Décodage : panoplie du persuadé d’être un Dieu au pieu, champion du monde des 5 à 7 à l’arrache dans le Formule 1 du coin. Bilan : pas cliente.
"Veuf, père de 2 enfants, recherche personne aimante pour retrouver goût à la vie"... Comme une envie de demander où se trouve le gaz, je ressens soudainement cette impression de suicide collectif dans cet endroit virtuel visiblement devenu quartier général des relégués au solitariat-mal vécu. Monsieur , pour la psychologie, c’est le site d’à côté…
Après avoir lu 50% des messages, l’idée de prendre le drapeau blanc m’effleure ; mais je ne veux pas abdiquer prématurément. Alors, je scrute : je commence à lire les descriptifs. Ils me feraient presque passer du rire jaune à l’empathie, de la surprise à l’évidence.
Petits portraits :
-Le monomaniaque écolo: il refuse d'intégrer le mode de consommation de masse, et s'est forgé une conscience environnementale à la démesure de son intolérance. Plus de second degré ni d'humour pour ce forçat de la green attitude, même en matière de séduction. Il distribue ses leçons de vie à tour de bras en t'expliquant que même si tu bosses à 30 bornes tu devrais y aller en vélo.
Dis-moi Géant Vert: et les nanas, tu les choisis en mode nature aussi? Si j'arrête de m'épiler, que je me maquille de pigments naturels envoyés à coups de truelle j'ai une chance d'attiser tes convoitises ou bien?
-Le libertin exhibo
Après avoir tout construit comme papa et maman le voulaient, un jour il a fait péter tous ses principes. Marié, 1 enfant virgule 6, ne quittera jamais sa femme, mais voudrait s’envoyer en l’air avec plein d’autres nanas parce qu’il sait qu’il plaît. Sa photo, c’est une partie de son omoplate hyper-développée, qui pue la protéine à pleins naseaux. Sur la suivante, il pause devant une voiture de sport. Prototype du bodybuildé qui se prend en photo tout seul, recherchant une nana contemplative qui l’admirera autant que lui-même, juste le temps de se rhabiller.
- L’intello relou
Adepte du « moi je lis beaucoup », mais je n’ai pas appris grand-chose. Il étale des noms d’auteurs serbo-croates, et je parierais qu’il a punaisé dans son salon la liste des expos les plus stratosphériques pour se démarquer de la populace. Pour lui ce qui est populaire, c’est la nourriture du quidam qu’il a été plus jeune et qu’il a passé le reste de sa vie à renier. Rien que de lire ses listings, j’imagine déjà la conversation hermétique ponctuée de « ah bon tu ne connais pas Daninovitch Potkanov ? C’est diiingue »
-L’obsessionnel compulsif
Celui-là il est flippant. Quand il jette son dévolu sur sa cible, il la traque sans limites. Le moindre indice dévoilé dans un échange est utilisé à des fins investigatrices. Il te googlise dans tous les sens, tente des mots-clés à rallonge jusqu’à ce que ton satané profil Viadeo ou LinkedIn remonte à la surface. Mais toi tu as un accès premium, et tu débusques ce gros malin de Sherlock Holmes en pleine enquête…
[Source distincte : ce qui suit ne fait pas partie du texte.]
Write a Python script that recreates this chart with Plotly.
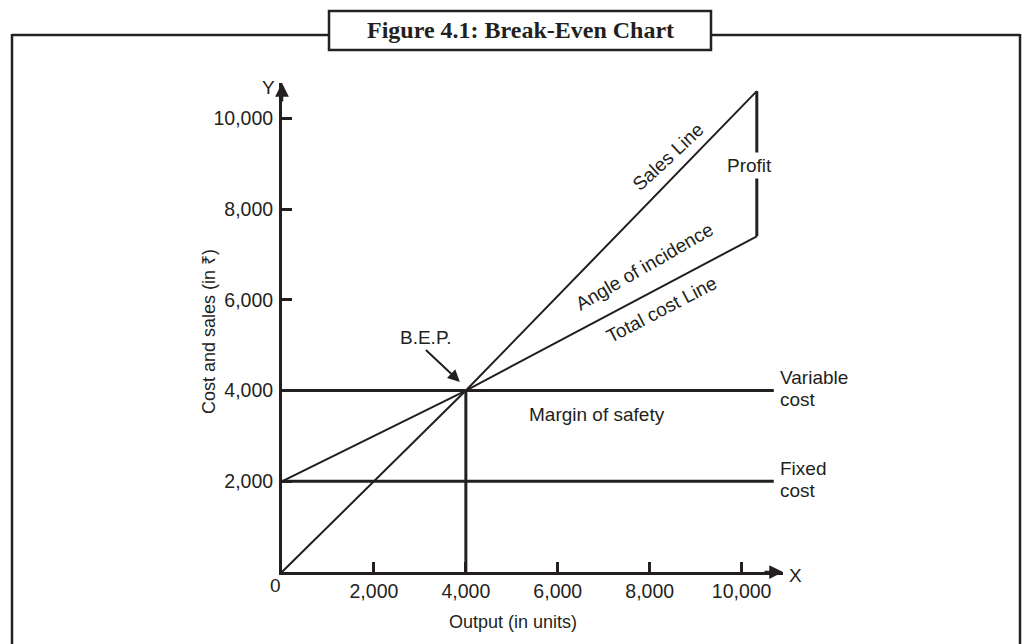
import plotly.graph_objects as go

# ---------------- data ----------------
output_units = [0, 4000, 10330]          # x values of the sloped lines
sales_values = [0, 4000, 10600]          # sales line
total_cost_values = [2000, 4000, 7400]   # total cost line
fixed_cost = 2000
variable_cost = 4000
line_end = 10700
bep_x, bep_y = 4000, 4000
profit_x = 10330
profit_low, profit_high = 7400, 10600
x_ticks = [2000, 4000, 6000, 8000, 10000]
y_ticks = [2000, 4000, 6000, 8000, 10000]
x_tick_labels = ["2,000", "4,000", "6,000", "8,000", "10,000"]
y_tick_labels = ["2,000", "4,000", "6,000", "8,000", "10,000"]

# ---------------- layout geometry ----------------
W, H = 1032, 644
OFF = 8  # page body margin
ML, MR, MT, MB = 274, 257, 75, 80
X_MAX, Y_MAX = 10900, 10780
PW, PH = W - ML - MR, H - MT - MB

def px(xs):
    return (xs - OFF - ML) / PW

def py(ys):
    return (H - MB - (ys - OFF)) / PH

INK = "#231f20"
FONT = "Liberation Sans, Arial, sans-serif"

fig = go.Figure()

def line(x, y, w):
    fig.add_trace(go.Scatter(x=x, y=y, mode="lines", line=dict(color=INK, width=w),
                             hoverinfo="skip", showlegend=False, cliponaxis=False))

line(output_units, sales_values, 2)
line(output_units, total_cost_values, 2)
line([0, line_end], [fixed_cost, fixed_cost], 3)
line([0, line_end], [variable_cost, variable_cost], 3)
line([bep_x, bep_x], [0, bep_y], 3)
line([profit_x, profit_x], [profit_low, profit_high], 3)

ann = []

def text(x, y, t, size=19, angle=0, xanchor="center", yanchor="middle", xref="x", yref="y",
         bg=None, xshift=0, yshift=0, align="center", family=FONT):
    d = dict(x=x, y=y, text=t, showarrow=False, textangle=angle, xanchor=xanchor,
             yanchor=yanchor, xref=xref, yref=yref, xshift=xshift, yshift=yshift, align=align,
             font=dict(family=family, size=size, color=INK))
    if bg:
        d.update(bgcolor=bg, borderpad=2)
    ann.append(d)

text(8413, 9149, "Sales Line", angle=-43)
text(7891, 6724, "Angle of incidence", angle=-30)
text(8261, 5776, "Total cost Line", angle=-27.5)
text(6848, 3483, "Margin of safety")
text(profit_x, (profit_low + profit_high) / 2 - 30, "Profit", bg="white", xshift=-7)
text(line_end, variable_cost, "Variable", xanchor="left", xshift=4, yshift=13)
text(line_end, variable_cost, "cost", xanchor="left", xshift=4, yshift=-9)
text(line_end, fixed_cost, "Fixed", xanchor="left", xshift=4, yshift=13)
text(line_end, fixed_cost, "cost", xanchor="left", xshift=4, yshift=-9)
text(px(275), py(585), "0", xref="paper", yref="paper")
text(px(268), py(87), "Y", xref="paper", yref="paper")
text(px(795), py(575), "X", xref="paper", yref="paper")
text(px(209), py(332), "Cost and sales (in ₹)", size=18, angle=-90, xref="paper", yref="paper")
text(px(513), py(622), "Output (in units)", size=18, xref="paper", yref="paper")
text(px(520), py(30), "<b>Figure 4.1: Break-Even Chart</b>", size=24, xref="paper", yref="paper",
     family="Liberation Serif, Times New Roman, serif")

# BEP arrow
ann.append(dict(x=bep_x - 130, y=bep_y + 190, xref="x", yref="y", ax=-34, ay=-32,
                text="B.E.P.", showarrow=True, arrowhead=2, arrowsize=1.2, arrowwidth=2,
                arrowcolor=INK, xanchor="center", yanchor="bottom",
                font=dict(family=FONT, size=19, color=INK)))
# axis arrow heads
ann.append(dict(x=X_MAX, y=0, xref="x", yref="y", ax=-20, ay=0, text="", showarrow=True,
                arrowhead=2, arrowsize=1.1, arrowwidth=2.5, arrowcolor=INK))
ann.append(dict(x=0, y=Y_MAX, xref="x", yref="y", ax=0, ay=20, text="", showarrow=True,
                arrowhead=2, arrowsize=1.1, arrowwidth=2.5, arrowcolor=INK))

shapes = []
def seg(x0, y0, x1, y1, w=2.5, color="#222222"):
    shapes.append(dict(type="line", xref="paper", yref="paper", x0=px(x0), y0=py(y0),
                       x1=px(x1), y1=py(y1), line=dict(color=color, width=w)))

# outer frame
seg(12, 35, 329, 35)
seg(711, 35, 1020, 35)
seg(12, 34, 12, 660)
seg(1020, 34, 1020, 660)
# title box
shapes.append(dict(type="rect", xref="paper", yref="paper", x0=px(329), y0=py(11), x1=px(711),
                   y1=py(50), line=dict(color="#222222", width=2.5), fillcolor="white"))

axis_common = dict(showgrid=False, zeroline=False, showline=True, linecolor=INK, linewidth=3,
                   ticks="inside", ticklen=10, tickwidth=3, tickcolor=INK,
                   tickfont=dict(family=FONT, size=19.5, color=INK), fixedrange=True)

fig.update_layout(
    width=W, height=H, margin=dict(l=ML, r=MR, t=MT, b=MB),
    paper_bgcolor="white", plot_bgcolor="white",
    xaxis=dict(range=[0, X_MAX], tickvals=x_ticks, ticktext=x_tick_labels,
               ticklabelstandoff=0, **axis_common),
    yaxis=dict(range=[0, Y_MAX], tickvals=y_ticks, ticktext=y_tick_labels,
               ticklabelstandoff=2, **axis_common),
    annotations=ann, shapes=shapes, showlegend=False,
)

fig.write_html("out.html")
Résignée, je rappelle ma pote : « C'est pas possible. Le principe m’échappe : en gros on te demande de payer pour être contactée par les mêmes abrutis que ceux que tu croises gratos tous les jours... ». Et là, elle me scie les jambes : «Mais essaie un autre support. Moi je suis ravie ; si tu regardes bien , Christian m’a coûté 60€ et je suis restée avec pendant 6 mois »… Ah ok, c’est du leasing, j’avais pas vu ça comme ça !
Alors je me demande quelle est la température de l’autre côté de la Lune : je contacte mon vieux pote Raoul, qui me raconte ses aventures virtuo-sexuelles avec les inscrites, dont la plus belle est quand même celle de Christa75 qui l’a harcelé pendant des jours en le suppliant de bien vouloir venir la violer dans le parking de la Défense. On ignore encore si l’option comprenait le dépôt de plainte ou pas !
Verdict au premier acte: le 3ème clic ce n’est pas mon truc. Quitte à être déçue, autant que ce soit dans le monde réel. Acte 2 je vous prie!